Congratulations to long-standing Royal Society of Tasmania member, Professor Trevor McDougall AC, on winning the Prime Minister’s Prize for Science, 2022, for his research into the ocean’s role in climate and climate change. This prize recognises outstanding achievements in scientific research and is awarded annually by the Department of Industry, Science and Resources. The Prime Minister’s Prize for Science is regarded as the most prestigious national award for the advancement of knowledge through science.
Professor McDougall, a global leader in oceanography, is recognised for his discoveries of new ocean mixing processes and his work to redefine the thermodynamic definition of seawater. He has developed a specific temperature variable to track heat transference that has now been adopted internationally, by the Intergovernmental Oceanographic Commission, as the new standard for representing heat in marine science.

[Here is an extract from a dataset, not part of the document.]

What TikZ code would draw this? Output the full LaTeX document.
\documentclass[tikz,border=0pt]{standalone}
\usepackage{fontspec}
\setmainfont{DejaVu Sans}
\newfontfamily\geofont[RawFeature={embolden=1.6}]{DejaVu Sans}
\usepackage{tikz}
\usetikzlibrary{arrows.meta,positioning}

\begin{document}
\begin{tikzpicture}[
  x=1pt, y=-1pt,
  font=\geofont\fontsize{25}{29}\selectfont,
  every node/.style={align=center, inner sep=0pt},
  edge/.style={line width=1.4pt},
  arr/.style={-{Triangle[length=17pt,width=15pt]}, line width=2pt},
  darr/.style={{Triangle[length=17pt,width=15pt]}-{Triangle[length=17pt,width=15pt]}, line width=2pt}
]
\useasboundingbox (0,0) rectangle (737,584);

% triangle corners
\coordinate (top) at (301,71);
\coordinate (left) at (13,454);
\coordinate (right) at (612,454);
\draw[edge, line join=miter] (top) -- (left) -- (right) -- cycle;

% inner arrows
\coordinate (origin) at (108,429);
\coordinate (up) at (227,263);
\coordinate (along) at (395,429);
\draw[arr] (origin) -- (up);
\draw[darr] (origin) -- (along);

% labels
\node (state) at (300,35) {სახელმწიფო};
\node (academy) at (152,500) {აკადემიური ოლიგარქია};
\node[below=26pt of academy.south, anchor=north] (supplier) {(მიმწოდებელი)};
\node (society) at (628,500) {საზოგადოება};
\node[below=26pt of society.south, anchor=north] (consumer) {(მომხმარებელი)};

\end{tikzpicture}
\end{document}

Professor McDougall has been a Scientia Professor in the School of Mathematics and Statistics at UNSW in Sydney since 2012. His undergraduate degree at the University of Adelaide was followed by a PhD at the University of Cambridge. He held an appointment as a physical oceanographer with CSIRO in Hobart for almost thirty years before joining UNSW in 2012. During that period in Hobart, Professor McDougall became a member of the Royal Society of Tasmania. He has previously been awarded both the MR Banks Medal (1998), being an outstanding mid-career researcher, and the Royal Society of Tasmania Medal (2013), being an outstanding scholar who was also an active member of the Society.